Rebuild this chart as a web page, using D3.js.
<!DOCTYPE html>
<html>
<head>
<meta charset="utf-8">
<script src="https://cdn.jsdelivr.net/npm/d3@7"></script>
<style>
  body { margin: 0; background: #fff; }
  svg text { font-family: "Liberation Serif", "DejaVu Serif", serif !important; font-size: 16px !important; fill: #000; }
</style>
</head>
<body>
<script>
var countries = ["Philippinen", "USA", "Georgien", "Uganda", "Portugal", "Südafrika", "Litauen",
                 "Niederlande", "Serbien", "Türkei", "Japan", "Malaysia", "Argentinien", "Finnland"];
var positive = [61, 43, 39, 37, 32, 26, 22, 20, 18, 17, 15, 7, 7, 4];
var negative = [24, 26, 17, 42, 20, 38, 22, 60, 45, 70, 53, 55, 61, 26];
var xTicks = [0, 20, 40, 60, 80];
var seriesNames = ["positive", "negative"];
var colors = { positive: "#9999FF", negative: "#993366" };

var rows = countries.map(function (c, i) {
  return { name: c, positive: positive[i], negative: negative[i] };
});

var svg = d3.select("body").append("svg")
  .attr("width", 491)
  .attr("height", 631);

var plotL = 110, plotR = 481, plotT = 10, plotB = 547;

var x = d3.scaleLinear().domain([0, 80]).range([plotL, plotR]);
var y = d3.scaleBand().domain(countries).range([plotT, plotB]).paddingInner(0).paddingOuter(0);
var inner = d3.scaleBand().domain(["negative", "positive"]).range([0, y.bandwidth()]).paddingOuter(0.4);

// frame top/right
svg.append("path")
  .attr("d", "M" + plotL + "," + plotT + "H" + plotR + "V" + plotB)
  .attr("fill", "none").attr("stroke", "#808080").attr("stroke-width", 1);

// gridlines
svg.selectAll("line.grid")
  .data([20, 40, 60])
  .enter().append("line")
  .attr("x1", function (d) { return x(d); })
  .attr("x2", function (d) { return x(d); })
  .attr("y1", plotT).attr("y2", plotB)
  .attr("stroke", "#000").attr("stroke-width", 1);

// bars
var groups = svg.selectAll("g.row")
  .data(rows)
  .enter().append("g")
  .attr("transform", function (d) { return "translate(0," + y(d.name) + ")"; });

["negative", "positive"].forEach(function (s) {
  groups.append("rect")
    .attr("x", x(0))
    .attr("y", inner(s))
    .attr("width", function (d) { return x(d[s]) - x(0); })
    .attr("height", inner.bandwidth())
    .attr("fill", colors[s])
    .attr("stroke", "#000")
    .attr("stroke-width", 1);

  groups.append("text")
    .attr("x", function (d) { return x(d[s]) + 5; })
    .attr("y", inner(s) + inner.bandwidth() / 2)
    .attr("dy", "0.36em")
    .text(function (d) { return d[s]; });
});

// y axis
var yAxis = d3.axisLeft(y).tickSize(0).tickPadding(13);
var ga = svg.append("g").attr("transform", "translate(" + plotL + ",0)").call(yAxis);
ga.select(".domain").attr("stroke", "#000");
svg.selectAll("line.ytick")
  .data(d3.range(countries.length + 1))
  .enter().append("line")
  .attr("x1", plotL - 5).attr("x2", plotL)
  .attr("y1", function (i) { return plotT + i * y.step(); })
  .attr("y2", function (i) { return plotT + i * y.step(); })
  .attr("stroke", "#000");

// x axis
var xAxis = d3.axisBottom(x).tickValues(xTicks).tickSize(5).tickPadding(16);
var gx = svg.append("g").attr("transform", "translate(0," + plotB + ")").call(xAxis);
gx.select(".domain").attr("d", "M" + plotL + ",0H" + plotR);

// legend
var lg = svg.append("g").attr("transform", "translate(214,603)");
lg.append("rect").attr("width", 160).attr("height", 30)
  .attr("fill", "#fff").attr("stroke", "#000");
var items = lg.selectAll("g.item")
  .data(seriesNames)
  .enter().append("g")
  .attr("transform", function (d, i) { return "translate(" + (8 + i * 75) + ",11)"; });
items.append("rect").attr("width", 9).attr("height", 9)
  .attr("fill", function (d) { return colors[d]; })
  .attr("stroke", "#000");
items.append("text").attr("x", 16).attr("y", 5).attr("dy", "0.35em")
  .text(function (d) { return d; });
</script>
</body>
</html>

-----

Return every line of the material exactly.

Rebuild this chart as a web page, using D3.js.
<!DOCTYPE html>
<html>
<head>
<meta charset="utf-8">
<script src="https://cdn.jsdelivr.net/npm/d3@7"></script>
<style>
  body { margin: 0; background: #fff; }
  svg text { font-family: "Liberation Serif", "DejaVu Serif", serif !important; font-size: 16px !important; fill: #000; }
</style>
</head>
<body>
<script>
var countries = ["Philippinen", "USA", "Georgien", "Uganda", "Portugal", "Südafrika", "Litauen",
                 "Niederlande", "Serbien", "Türkei", "Japan", "Malaysia", "Argentinien", "Finnland"];
var positive = [61, 43, 39, 37, 32, 26, 22, 20, 18, 17, 15, 7, 7, 4];
var negative = [24, 26, 17, 42, 20, 38, 22, 60, 45, 70, 53, 55, 61, 26];
var xTicks = [0, 20, 40, 60, 80];
var seriesNames = ["positive", "negative"];
var colors = { positive: "#9999FF", negative: "#993366" };

var rows = countries.map(function (c, i) {
  return { name: c, positive: positive[i], negative: negative[i] };
});

var svg = d3.select("body").append("svg")
  .attr("width", 491)
  .attr("height", 631);

var plotL = 110, plotR = 481, plotT = 10, plotB = 547;

var x = d3.scaleLinear().domain([0, 80]).range([plotL, plotR]);
var y = d3.scaleBand().domain(countries).range([plotT, plotB]).paddingInner(0).paddingOuter(0);
var inner = d3.scaleBand().domain(["negative", "positive"]).range([0, y.bandwidth()]).paddingOuter(0.4);

// frame top/right
svg.append("path")
  .attr("d", "M" + plotL + "," + plotT + "H" + plotR + "V" + plotB)
  .attr("fill", "none").attr("stroke", "#808080").attr("stroke-width", 1);

// gridlines
svg.selectAll("line.grid")
  .data([20, 40, 60])
  .enter().append("line")
  .attr("x1", function (d) { return x(d); })
  .attr("x2", function (d) { return x(d); })
  .attr("y1", plotT).attr("y2", plotB)
  .attr("stroke", "#000").attr("stroke-width", 1);

// bars
var groups = svg.selectAll("g.row")
  .data(rows)
  .enter().append("g")
  .attr("transform", function (d) { return "translate(0," + y(d.name) + ")"; });

["negative", "positive"].forEach(function (s) {
  groups.append("rect")
    .attr("x", x(0))
    .attr("y", inner(s))
    .attr("width", function (d) { return x(d[s]) - x(0); })
    .attr("height", inner.bandwidth())
    .attr("fill", colors[s])
    .attr("stroke", "#000")
    .attr("stroke-width", 1);

  groups.append("text")
    .attr("x", function (d) { return x(d[s]) + 5; })
    .attr("y", inner(s) + inner.bandwidth() / 2)
    .attr("dy", "0.36em")
    .text(function (d) { return d[s]; });
});

// y axis
var yAxis = d3.axisLeft(y).tickSize(0).tickPadding(13);
var ga = svg.append("g").attr("transform", "translate(" + plotL + ",0)").call(yAxis);
ga.select(".domain").attr("stroke", "#000");
svg.selectAll("line.ytick")
  .data(d3.range(countries.length + 1))
  .enter().append("line")
  .attr("x1", plotL - 5).attr("x2", plotL)
  .attr("y1", function (i) { return plotT + i * y.step(); })
  .attr("y2", function (i) { return plotT + i * y.step(); })
  .attr("stroke", "#000");

// x axis
var xAxis = d3.axisBottom(x).tickValues(xTicks).tickSize(5).tickPadding(16);
var gx = svg.append("g").attr("transform", "translate(0," + plotB + ")").call(xAxis);
gx.select(".domain").attr("d", "M" + plotL + ",0H" + plotR);

// legend
var lg = svg.append("g").attr("transform", "translate(214,603)");
lg.append("rect").attr("width", 160).attr("height", 30)
  .attr("fill", "#fff").attr("stroke", "#000");
var items = lg.selectAll("g.item")
  .data(seriesNames)
  .enter().append("g")
  .attr("transform", function (d, i) { return "translate(" + (8 + i * 75) + ",11)"; });
items.append("rect").attr("width", 9).attr("height", 9)
  .attr("fill", function (d) { return colors[d]; })
  .attr("stroke", "#000");
items.append("text").attr("x", 16).attr("y", 5).attr("dy", "0.35em")
  .text(function (d) { return d; });
</script>
</body>
</html>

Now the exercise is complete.